* Written exercise *
Below is a listing; write it out exactly and drop any images from it.

··· Material supplied ···

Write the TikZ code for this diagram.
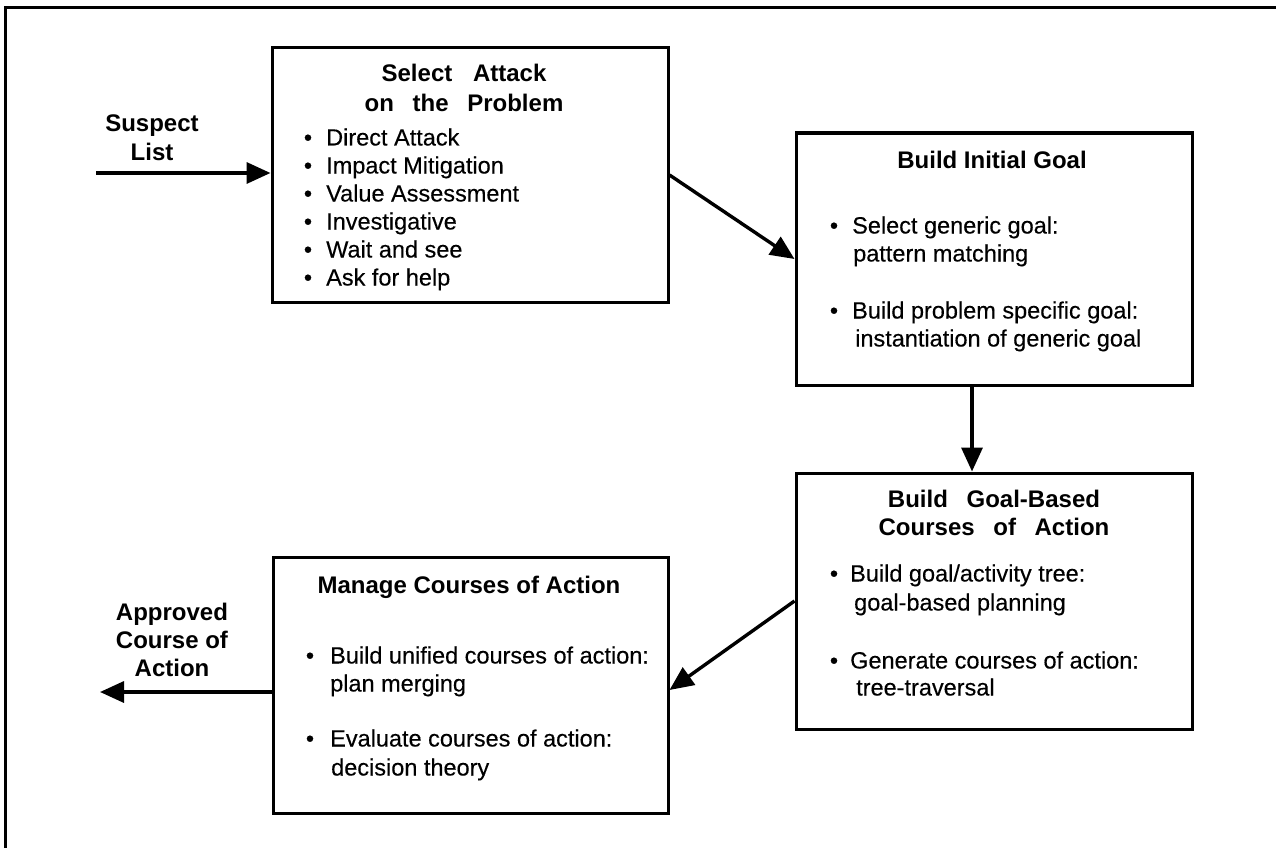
\documentclass[tikz,border=0pt]{standalone}
\usepackage{fontspec}
\setmainfont{Liberation Sans}
\newfontfamily\itemfont[FakeBold=0.3]{Liberation Sans}
\usetikzlibrary{arrows.meta}
\begin{document}
\begin{tikzpicture}[x=1pt,y=-1pt,
  stage/.style={draw, line width=3pt, inner sep=0pt},
  conn/.style={line width=3.4pt, -{Triangle[length=24pt,width=21pt]}},
  head/.style={font=\fontsize{24}{28}\selectfont\bfseries, inner sep=0pt, text height=17pt, text depth=0pt},
  item/.style={font=\itemfont\fontsize{23.5}{28}\selectfont, inner sep=0pt, text height=17pt, text depth=0pt, anchor=west},
  dot/.style={item, anchor=center}
]
\useasboundingbox (0,0) rectangle (1276,848);

% frame along the top and left edges
\draw[line width=3pt] (1276,8) -- (5,8) -- (5,848);

% process stages
\node[stage, minimum width=396pt, minimum height=254pt] (b1) at (470,175) {};
\node[stage, minimum width=396pt, minimum height=252pt] (b2) at (994,259) {};
\node[stage, minimum width=396pt, minimum height=256pt] (b3) at (994,601) {};
\node[stage, minimum width=395pt, minimum height=256pt] (b4) at (470.5,685) {};

% input and output labels
\node[head] (in1) at (152,123) {Suspect};
\node[head] (in2) at (152,152) {List};
\node[head] (out1) at (172,612) {Approved};
\node[head] (out2) at (172,640) {Course of};
\node[head] (out3) at (172,668) {Action};

% stage 1
\node[head] (h1a) at (464,73) {Select\hspace{14pt} Attack};
\node[head] (h1b) at (464,103) {on\hspace{12pt} the\hspace{12pt} Problem};
\foreach \t [count=\i] in {Direct Attack, Impact Mitigation, Value Assessment, Investigative, Wait and see, Ask for help} {
  \node[dot] (d1\i) at (308,{137+28*(\i-1)}) {\textbullet};
  \node[item] (i1\i) at (326,{137+28*(\i-1)}) {\t};
}

% stage 2
\node[head] (h2) at (992,160) {Build Initial Goal};
\node[dot] (d21) at (834,225) {\textbullet};
\node[item] (i21) at (852,225) {Select generic goal:};
\node[item] (i22) at (853,253) {pattern matching};
\node[dot] (d22) at (834,310) {\textbullet};
\node[item] (i23) at (852,310) {Build problem specific goal:};
\node[item] (i24) at (855,338) {instantiation of generic goal};

% stage 3
\node[head] (h3a) at (994,499) {Build\hspace{12pt} Goal-Based};
\node[head] (h3b) at (994,527) {Courses\hspace{12pt} of\hspace{12pt} Action};
\node[dot] (d31) at (834,573) {\textbullet};
\node[item] (i31) at (850,573) {Build goal/activity tree:};
\node[item] (i32) at (854,602) {goal-based planning};
\node[dot] (d32) at (834,660) {\textbullet};
\node[item] (i33) at (850,660) {Generate courses of action:};
\node[item] (i34) at (856,687) {tree-traversal};

% stage 4
\node[head] (h4) at (469,585) {Manage Courses of Action};
\node[dot] (d41) at (310,655) {\textbullet};
\node[item] (i41) at (330,655) {Build unified courses of action:};
\node[item] (i42) at (330,683) {plan merging};
\node[dot] (d42) at (310,738) {\textbullet};
\node[item] (i43) at (330,738) {Evaluate courses of action:};
\node[item] (i44) at (331,767) {decision theory};

% connectors
\coordinate (src) at (96,173);
\coordinate (dst) at (100,692);
\draw[conn] (src) -- (src -| b1.west);
\draw[conn] (b1.east) -- (b2.west);
\draw[conn] ([xshift=-22pt]b2.south) -- ([xshift=-22pt]b3.north);
\draw[conn] (b3.west) -- ([yshift=-5pt]b4.east);
\draw[conn] (dst -| b4.west) -- (dst);
\end{tikzpicture}
\end{document}
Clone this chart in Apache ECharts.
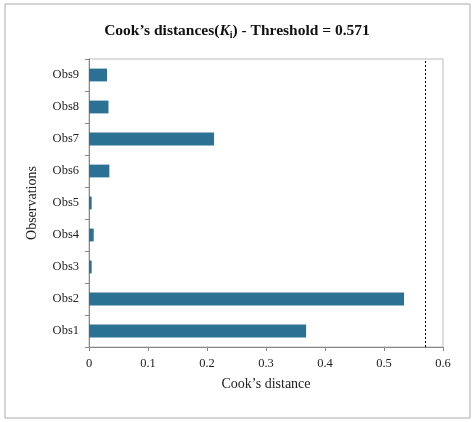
<!DOCTYPE html>
<html>
<head>
<meta charset="utf-8">
<title>Cook's distances</title>
<script src="https://cdn.jsdelivr.net/npm/echarts@6/dist/echarts.min.js"></script>
<style>
	html, body { margin: 0; padding: 0; background: #fff; }
	#main { position: absolute; left: 0; top: 0; width: 474px; height: 422px; }
</style>
</head>
<body>
<div id="main"></div>
<script type="text/javascript">
	// data
	var categories = ['Obs1', 'Obs2', 'Obs3', 'Obs4', 'Obs5', 'Obs6', 'Obs7', 'Obs8', 'Obs9'];
	var cookValues = [0.368, 0.534, 0.0045, 0.008, 0.0045, 0.0345, 0.212, 0.033, 0.0305];
	var threshold = 0.571;

	var serif = 'Liberation Serif';
	var myChart = echarts.init(document.getElementById('main'));
	var option = {
		backgroundColor: '#fff',
		animation: false,
		title: {
			text: 'Cook\u2019s distances({i|K}{s|i}) - Threshold = 0.571',
			left: 'center',
			top: 17,
			textStyle: {
				fontFamily: serif, fontWeight: 'bold', fontSize: 15.5, color: '#111',
				rich: {
					i: { fontFamily: serif, fontWeight: 'bold', fontStyle: 'italic', fontSize: 15.5, color: '#111' },
					s: { fontFamily: serif, fontWeight: 'bold', fontSize: 10, color: '#111', padding: [8, 0, 0, 0] }
				}
			}
		},
		graphic: [{
			type: 'rect',
			shape: { x: 5, y: 4, width: 465, height: 414 },
			style: { fill: 'none', stroke: '#aaa', lineWidth: 1 }
		}],
		grid: { left: 89, right: 31, top: 59, bottom: 75, show: true, borderColor: '#bbb', borderWidth: 1 },
		xAxis: {
			type: 'value', min: 0, max: 0.6, interval: 0.1,
			name: 'Cook\u2019s distance', nameLocation: 'middle', nameGap: 30,
			nameTextStyle: { fontFamily: serif, fontSize: 14, color: '#222' },
			axisLine: { show: true, lineStyle: { color: '#888' } },
			axisTick: { show: true, length: 4, lineStyle: { color: '#888' } },
			splitLine: { show: false },
			axisLabel: { fontFamily: serif, fontSize: 12.5, color: '#222', margin: 10 }
		},
		yAxis: {
			type: 'category', data: categories,
			name: 'Observations', nameLocation: 'middle', nameGap: 50, nameRotate: 90,
			nameTextStyle: { fontFamily: serif, fontSize: 14, color: '#222' },
			axisLine: { show: true, lineStyle: { color: '#888' } },
			axisTick: { show: true, length: 4, lineStyle: { color: '#888' } },
			axisLabel: { fontFamily: serif, fontSize: 12.5, color: '#222', margin: 10 }
		},
		series: [{
			type: 'bar',
			data: cookValues,
			barWidth: '40%',
			itemStyle: { color: '#2a7193' },
			markLine: {
				silent: true, symbol: 'none',
				label: { show: false },
				lineStyle: { color: '#000', type: [2, 2], width: 1 },
				data: [{ xAxis: threshold }]
			}
		}]
	};
	myChart.setOption(option);
</script>
</body>
</html>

···

* Worked answer *
Write the TikZ code for this diagram.
\documentclass[tikz,border=0pt]{standalone}
\usepackage{fontspec}
\setmainfont{Liberation Sans}
\newfontfamily\itemfont[FakeBold=0.3]{Liberation Sans}
\usetikzlibrary{arrows.meta}
\begin{document}
\begin{tikzpicture}[x=1pt,y=-1pt,
  stage/.style={draw, line width=3pt, inner sep=0pt},
  conn/.style={line width=3.4pt, -{Triangle[length=24pt,width=21pt]}},
  head/.style={font=\fontsize{24}{28}\selectfont\bfseries, inner sep=0pt, text height=17pt, text depth=0pt},
  item/.style={font=\itemfont\fontsize{23.5}{28}\selectfont, inner sep=0pt, text height=17pt, text depth=0pt, anchor=west},
  dot/.style={item, anchor=center}
]
\useasboundingbox (0,0) rectangle (1276,848);

% frame along the top and left edges
\draw[line width=3pt] (1276,8) -- (5,8) -- (5,848);

% process stages
\node[stage, minimum width=396pt, minimum height=254pt] (b1) at (470,175) {};
\node[stage, minimum width=396pt, minimum height=252pt] (b2) at (994,259) {};
\node[stage, minimum width=396pt, minimum height=256pt] (b3) at (994,601) {};
\node[stage, minimum width=395pt, minimum height=256pt] (b4) at (470.5,685) {};

% input and output labels
\node[head] (in1) at (152,123) {Suspect};
\node[head] (in2) at (152,152) {List};
\node[head] (out1) at (172,612) {Approved};
\node[head] (out2) at (172,640) {Course of};
\node[head] (out3) at (172,668) {Action};

% stage 1
\node[head] (h1a) at (464,73) {Select\hspace{14pt} Attack};
\node[head] (h1b) at (464,103) {on\hspace{12pt} the\hspace{12pt} Problem};
\foreach \t [count=\i] in {Direct Attack, Impact Mitigation, Value Assessment, Investigative, Wait and see, Ask for help} {
  \node[dot] (d1\i) at (308,{137+28*(\i-1)}) {\textbullet};
  \node[item] (i1\i) at (326,{137+28*(\i-1)}) {\t};
}

% stage 2
\node[head] (h2) at (992,160) {Build Initial Goal};
\node[dot] (d21) at (834,225) {\textbullet};
\node[item] (i21) at (852,225) {Select generic goal:};
\node[item] (i22) at (853,253) {pattern matching};
\node[dot] (d22) at (834,310) {\textbullet};
\node[item] (i23) at (852,310) {Build problem specific goal:};
\node[item] (i24) at (855,338) {instantiation of generic goal};

% stage 3
\node[head] (h3a) at (994,499) {Build\hspace{12pt} Goal-Based};
\node[head] (h3b) at (994,527) {Courses\hspace{12pt} of\hspace{12pt} Action};
\node[dot] (d31) at (834,573) {\textbullet};
\node[item] (i31) at (850,573) {Build goal/activity tree:};
\node[item] (i32) at (854,602) {goal-based planning};
\node[dot] (d32) at (834,660) {\textbullet};
\node[item] (i33) at (850,660) {Generate courses of action:};
\node[item] (i34) at (856,687) {tree-traversal};

% stage 4
\node[head] (h4) at (469,585) {Manage Courses of Action};
\node[dot] (d41) at (310,655) {\textbullet};
\node[item] (i41) at (330,655) {Build unified courses of action:};
\node[item] (i42) at (330,683) {plan merging};
\node[dot] (d42) at (310,738) {\textbullet};
\node[item] (i43) at (330,738) {Evaluate courses of action:};
\node[item] (i44) at (331,767) {decision theory};

% connectors
\coordinate (src) at (96,173);
\coordinate (dst) at (100,692);
\draw[conn] (src) -- (src -| b1.west);
\draw[conn] (b1.east) -- (b2.west);
\draw[conn] ([xshift=-22pt]b2.south) -- ([xshift=-22pt]b3.north);
\draw[conn] (b3.west) -- ([yshift=-5pt]b4.east);
\draw[conn] (dst -| b4.west) -- (dst);
\end{tikzpicture}
\end{document}
Clone this chart in Apache ECharts.
<!DOCTYPE html>
<html>
<head>
<meta charset="utf-8">
<title>Cook's distances</title>
<script src="https://cdn.jsdelivr.net/npm/echarts@6/dist/echarts.min.js"></script>
<style>
	html, body { margin: 0; padding: 0; background: #fff; }
	#main { position: absolute; left: 0; top: 0; width: 474px; height: 422px; }
</style>
</head>
<body>
<div id="main"></div>
<script type="text/javascript">
	// data
	var categories = ['Obs1', 'Obs2', 'Obs3', 'Obs4', 'Obs5', 'Obs6', 'Obs7', 'Obs8', 'Obs9'];
	var cookValues = [0.368, 0.534, 0.0045, 0.008, 0.0045, 0.0345, 0.212, 0.033, 0.0305];
	var threshold = 0.571;

	var serif = 'Liberation Serif';
	var myChart = echarts.init(document.getElementById('main'));
	var option = {
		backgroundColor: '#fff',
		animation: false,
		title: {
			text: 'Cook\u2019s distances({i|K}{s|i}) - Threshold = 0.571',
			left: 'center',
			top: 17,
			textStyle: {
				fontFamily: serif, fontWeight: 'bold', fontSize: 15.5, color: '#111',
				rich: {
					i: { fontFamily: serif, fontWeight: 'bold', fontStyle: 'italic', fontSize: 15.5, color: '#111' },
					s: { fontFamily: serif, fontWeight: 'bold', fontSize: 10, color: '#111', padding: [8, 0, 0, 0] }
				}
			}
		},
		graphic: [{
			type: 'rect',
			shape: { x: 5, y: 4, width: 465, height: 414 },
			style: { fill: 'none', stroke: '#aaa', lineWidth: 1 }
		}],
		grid: { left: 89, right: 31, top: 59, bottom: 75, show: true, borderColor: '#bbb', borderWidth: 1 },
		xAxis: {
			type: 'value', min: 0, max: 0.6, interval: 0.1,
			name: 'Cook\u2019s distance', nameLocation: 'middle', nameGap: 30,
			nameTextStyle: { fontFamily: serif, fontSize: 14, color: '#222' },
			axisLine: { show: true, lineStyle: { color: '#888' } },
			axisTick: { show: true, length: 4, lineStyle: { color: '#888' } },
			splitLine: { show: false },
			axisLabel: { fontFamily: serif, fontSize: 12.5, color: '#222', margin: 10 }
		},
		yAxis: {
			type: 'category', data: categories,
			name: 'Observations', nameLocation: 'middle', nameGap: 50, nameRotate: 90,
			nameTextStyle: { fontFamily: serif, fontSize: 14, color: '#222' },
			axisLine: { show: true, lineStyle: { color: '#888' } },
			axisTick: { show: true, length: 4, lineStyle: { color: '#888' } },
			axisLabel: { fontFamily: serif, fontSize: 12.5, color: '#222', margin: 10 }
		},
		series: [{
			type: 'bar',
			data: cookValues,
			barWidth: '40%',
			itemStyle: { color: '#2a7193' },
			markLine: {
				silent: true, symbol: 'none',
				label: { show: false },
				lineStyle: { color: '#000', type: [2, 2], width: 1 },
				data: [{ xAxis: threshold }]
			}
		}]
	};
	myChart.setOption(option);
</script>
</body>
</html>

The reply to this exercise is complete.